= RECORDS SHOWN =
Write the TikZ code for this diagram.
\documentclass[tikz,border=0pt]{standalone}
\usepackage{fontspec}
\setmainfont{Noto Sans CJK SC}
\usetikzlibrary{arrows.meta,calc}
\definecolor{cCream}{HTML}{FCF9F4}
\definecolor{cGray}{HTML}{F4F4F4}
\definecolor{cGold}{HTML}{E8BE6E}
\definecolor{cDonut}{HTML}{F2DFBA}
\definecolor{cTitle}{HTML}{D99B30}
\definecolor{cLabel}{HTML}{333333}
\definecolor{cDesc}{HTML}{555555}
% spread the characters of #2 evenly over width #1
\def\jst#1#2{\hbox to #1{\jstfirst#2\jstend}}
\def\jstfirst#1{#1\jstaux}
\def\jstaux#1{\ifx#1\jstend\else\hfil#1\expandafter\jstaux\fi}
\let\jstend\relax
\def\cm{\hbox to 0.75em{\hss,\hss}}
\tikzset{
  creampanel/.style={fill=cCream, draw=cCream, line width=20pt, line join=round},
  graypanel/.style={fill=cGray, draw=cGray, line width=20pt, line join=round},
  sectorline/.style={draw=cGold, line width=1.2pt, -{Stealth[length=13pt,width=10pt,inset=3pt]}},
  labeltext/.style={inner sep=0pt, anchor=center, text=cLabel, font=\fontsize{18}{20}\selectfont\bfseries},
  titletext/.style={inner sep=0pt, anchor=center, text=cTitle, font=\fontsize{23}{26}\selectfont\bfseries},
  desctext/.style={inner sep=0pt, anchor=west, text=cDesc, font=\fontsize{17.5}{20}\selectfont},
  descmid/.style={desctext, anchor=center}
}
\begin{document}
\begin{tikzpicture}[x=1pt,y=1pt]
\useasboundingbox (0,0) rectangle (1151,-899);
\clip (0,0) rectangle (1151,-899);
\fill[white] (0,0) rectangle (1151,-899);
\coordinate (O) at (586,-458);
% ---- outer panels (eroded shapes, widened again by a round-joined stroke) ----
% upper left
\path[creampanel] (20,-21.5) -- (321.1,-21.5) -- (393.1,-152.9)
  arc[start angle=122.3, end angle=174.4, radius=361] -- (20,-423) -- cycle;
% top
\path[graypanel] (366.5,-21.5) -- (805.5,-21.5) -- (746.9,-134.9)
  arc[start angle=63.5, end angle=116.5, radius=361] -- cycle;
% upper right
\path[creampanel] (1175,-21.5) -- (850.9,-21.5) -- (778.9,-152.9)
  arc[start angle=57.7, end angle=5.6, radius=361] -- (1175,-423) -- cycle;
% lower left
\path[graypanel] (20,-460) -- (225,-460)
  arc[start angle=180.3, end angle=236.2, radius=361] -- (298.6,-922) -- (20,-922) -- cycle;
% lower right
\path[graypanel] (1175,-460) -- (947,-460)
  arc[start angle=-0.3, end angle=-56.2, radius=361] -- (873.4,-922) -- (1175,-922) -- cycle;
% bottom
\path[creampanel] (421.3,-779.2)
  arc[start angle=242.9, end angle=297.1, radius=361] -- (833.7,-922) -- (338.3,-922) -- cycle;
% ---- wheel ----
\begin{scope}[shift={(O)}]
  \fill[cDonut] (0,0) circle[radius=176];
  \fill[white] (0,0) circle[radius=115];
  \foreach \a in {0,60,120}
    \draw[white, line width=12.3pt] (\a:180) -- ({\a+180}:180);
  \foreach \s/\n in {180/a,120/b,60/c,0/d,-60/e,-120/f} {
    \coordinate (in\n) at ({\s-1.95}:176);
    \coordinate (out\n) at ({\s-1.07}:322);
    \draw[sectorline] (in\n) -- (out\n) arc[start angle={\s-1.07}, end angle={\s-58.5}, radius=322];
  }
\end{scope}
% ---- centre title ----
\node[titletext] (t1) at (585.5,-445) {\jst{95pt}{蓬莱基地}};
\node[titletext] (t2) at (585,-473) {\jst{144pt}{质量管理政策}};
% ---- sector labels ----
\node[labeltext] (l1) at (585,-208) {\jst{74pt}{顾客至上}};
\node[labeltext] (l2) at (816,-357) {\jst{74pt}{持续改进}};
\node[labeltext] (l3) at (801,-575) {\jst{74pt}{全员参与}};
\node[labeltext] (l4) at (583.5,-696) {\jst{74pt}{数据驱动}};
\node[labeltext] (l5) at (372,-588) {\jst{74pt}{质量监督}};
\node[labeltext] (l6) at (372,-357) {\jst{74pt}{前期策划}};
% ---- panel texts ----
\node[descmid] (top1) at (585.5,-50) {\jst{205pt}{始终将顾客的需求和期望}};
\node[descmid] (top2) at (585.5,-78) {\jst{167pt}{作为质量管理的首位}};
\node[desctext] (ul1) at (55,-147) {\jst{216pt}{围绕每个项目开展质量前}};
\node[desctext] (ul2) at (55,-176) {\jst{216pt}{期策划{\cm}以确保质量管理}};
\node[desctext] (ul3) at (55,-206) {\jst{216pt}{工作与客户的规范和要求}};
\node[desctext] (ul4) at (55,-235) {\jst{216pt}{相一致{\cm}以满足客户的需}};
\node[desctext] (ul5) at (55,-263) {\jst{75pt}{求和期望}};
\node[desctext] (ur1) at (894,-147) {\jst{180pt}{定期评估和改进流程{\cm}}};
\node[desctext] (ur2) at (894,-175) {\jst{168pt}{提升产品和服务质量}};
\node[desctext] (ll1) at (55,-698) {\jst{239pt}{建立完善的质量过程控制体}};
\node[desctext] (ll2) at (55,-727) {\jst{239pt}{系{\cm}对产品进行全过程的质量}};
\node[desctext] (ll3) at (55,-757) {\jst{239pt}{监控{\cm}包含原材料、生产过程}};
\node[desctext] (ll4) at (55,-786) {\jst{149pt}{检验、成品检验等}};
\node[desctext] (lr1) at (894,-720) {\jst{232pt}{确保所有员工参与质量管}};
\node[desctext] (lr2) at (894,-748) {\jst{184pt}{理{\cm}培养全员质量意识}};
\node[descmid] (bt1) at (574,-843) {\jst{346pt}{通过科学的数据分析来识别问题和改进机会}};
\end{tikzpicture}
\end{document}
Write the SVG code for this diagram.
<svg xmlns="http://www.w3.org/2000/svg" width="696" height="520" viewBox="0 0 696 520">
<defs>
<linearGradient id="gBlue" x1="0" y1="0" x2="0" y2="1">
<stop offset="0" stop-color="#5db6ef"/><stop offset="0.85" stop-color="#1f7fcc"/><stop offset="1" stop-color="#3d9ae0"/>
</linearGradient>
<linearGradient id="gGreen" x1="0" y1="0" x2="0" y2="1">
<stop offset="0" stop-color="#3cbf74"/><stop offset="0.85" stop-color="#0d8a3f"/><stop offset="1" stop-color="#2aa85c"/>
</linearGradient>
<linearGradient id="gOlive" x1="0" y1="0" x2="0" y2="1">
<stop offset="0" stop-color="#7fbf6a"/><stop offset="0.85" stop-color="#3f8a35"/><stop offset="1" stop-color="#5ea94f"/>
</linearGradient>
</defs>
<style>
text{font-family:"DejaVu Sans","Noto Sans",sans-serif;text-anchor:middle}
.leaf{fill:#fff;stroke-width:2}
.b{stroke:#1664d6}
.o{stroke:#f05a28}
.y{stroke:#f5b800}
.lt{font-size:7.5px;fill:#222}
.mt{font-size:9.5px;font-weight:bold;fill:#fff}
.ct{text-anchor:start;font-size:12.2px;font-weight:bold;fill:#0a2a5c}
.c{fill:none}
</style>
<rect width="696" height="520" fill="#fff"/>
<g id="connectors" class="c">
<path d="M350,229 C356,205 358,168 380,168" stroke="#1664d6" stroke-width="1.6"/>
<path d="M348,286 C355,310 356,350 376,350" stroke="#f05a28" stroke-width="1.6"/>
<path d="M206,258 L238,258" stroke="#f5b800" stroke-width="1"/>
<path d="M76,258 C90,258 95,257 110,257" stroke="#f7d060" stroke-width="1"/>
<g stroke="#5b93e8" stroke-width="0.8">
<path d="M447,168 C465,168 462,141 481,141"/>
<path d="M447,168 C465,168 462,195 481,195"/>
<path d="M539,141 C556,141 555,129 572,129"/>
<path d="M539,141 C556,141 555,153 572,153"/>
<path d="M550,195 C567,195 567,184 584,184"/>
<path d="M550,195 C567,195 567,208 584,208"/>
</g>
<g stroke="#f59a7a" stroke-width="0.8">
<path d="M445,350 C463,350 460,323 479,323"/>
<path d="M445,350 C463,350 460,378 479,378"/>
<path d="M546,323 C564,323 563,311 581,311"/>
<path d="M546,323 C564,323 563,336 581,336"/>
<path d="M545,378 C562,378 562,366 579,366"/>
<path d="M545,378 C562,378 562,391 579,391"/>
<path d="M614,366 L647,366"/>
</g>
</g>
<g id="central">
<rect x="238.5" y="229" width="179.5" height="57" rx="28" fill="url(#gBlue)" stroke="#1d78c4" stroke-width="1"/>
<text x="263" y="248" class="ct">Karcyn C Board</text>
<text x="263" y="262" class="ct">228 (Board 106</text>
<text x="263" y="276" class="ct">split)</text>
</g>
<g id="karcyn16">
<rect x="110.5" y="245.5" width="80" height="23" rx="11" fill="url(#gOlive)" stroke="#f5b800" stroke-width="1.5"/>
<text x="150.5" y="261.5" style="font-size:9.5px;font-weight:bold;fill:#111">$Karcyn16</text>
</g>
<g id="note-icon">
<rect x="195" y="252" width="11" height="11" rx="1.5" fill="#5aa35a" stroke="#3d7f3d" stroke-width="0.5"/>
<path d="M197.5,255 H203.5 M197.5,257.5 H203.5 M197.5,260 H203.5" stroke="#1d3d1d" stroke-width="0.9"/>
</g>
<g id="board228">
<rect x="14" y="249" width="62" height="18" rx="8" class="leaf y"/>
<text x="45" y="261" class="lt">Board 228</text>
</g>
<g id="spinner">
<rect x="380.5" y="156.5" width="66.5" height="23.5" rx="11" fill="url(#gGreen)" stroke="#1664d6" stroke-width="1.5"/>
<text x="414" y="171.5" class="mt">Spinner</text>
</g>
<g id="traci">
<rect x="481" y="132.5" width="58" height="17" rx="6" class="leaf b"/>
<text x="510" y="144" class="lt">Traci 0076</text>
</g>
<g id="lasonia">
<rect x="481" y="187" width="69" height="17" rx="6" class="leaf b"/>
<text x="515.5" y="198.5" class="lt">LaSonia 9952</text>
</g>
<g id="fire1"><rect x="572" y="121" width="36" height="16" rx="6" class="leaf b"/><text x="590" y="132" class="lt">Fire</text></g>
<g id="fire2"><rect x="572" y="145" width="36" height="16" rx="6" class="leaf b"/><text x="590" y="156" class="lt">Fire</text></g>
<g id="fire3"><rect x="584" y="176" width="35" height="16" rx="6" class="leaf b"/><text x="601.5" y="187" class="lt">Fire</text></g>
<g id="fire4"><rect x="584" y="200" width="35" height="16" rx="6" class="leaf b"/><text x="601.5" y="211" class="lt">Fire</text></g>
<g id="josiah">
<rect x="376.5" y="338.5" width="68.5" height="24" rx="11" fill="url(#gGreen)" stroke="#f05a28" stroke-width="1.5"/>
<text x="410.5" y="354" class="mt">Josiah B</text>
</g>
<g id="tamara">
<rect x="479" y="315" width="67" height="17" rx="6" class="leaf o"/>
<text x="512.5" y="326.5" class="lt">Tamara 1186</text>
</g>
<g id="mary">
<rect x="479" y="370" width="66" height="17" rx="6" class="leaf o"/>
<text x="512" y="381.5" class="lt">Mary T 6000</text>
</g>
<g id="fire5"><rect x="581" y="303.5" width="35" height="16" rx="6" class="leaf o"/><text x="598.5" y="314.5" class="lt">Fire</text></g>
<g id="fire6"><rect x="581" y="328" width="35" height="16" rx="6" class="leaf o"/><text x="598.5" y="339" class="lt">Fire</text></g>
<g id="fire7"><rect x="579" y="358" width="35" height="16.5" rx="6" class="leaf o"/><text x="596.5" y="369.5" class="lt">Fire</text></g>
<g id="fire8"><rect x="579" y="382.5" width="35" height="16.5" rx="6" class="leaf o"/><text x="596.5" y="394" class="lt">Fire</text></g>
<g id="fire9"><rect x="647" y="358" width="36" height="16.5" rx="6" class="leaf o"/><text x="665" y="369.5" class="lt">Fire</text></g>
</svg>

= WHAT THE EXERCISE ASKS =
Each line in the entries above that includes the string "Write" should be extracted.

= FINISHED ANSWER =
Write the TikZ code for this diagram.
Write the SVG code for this diagram.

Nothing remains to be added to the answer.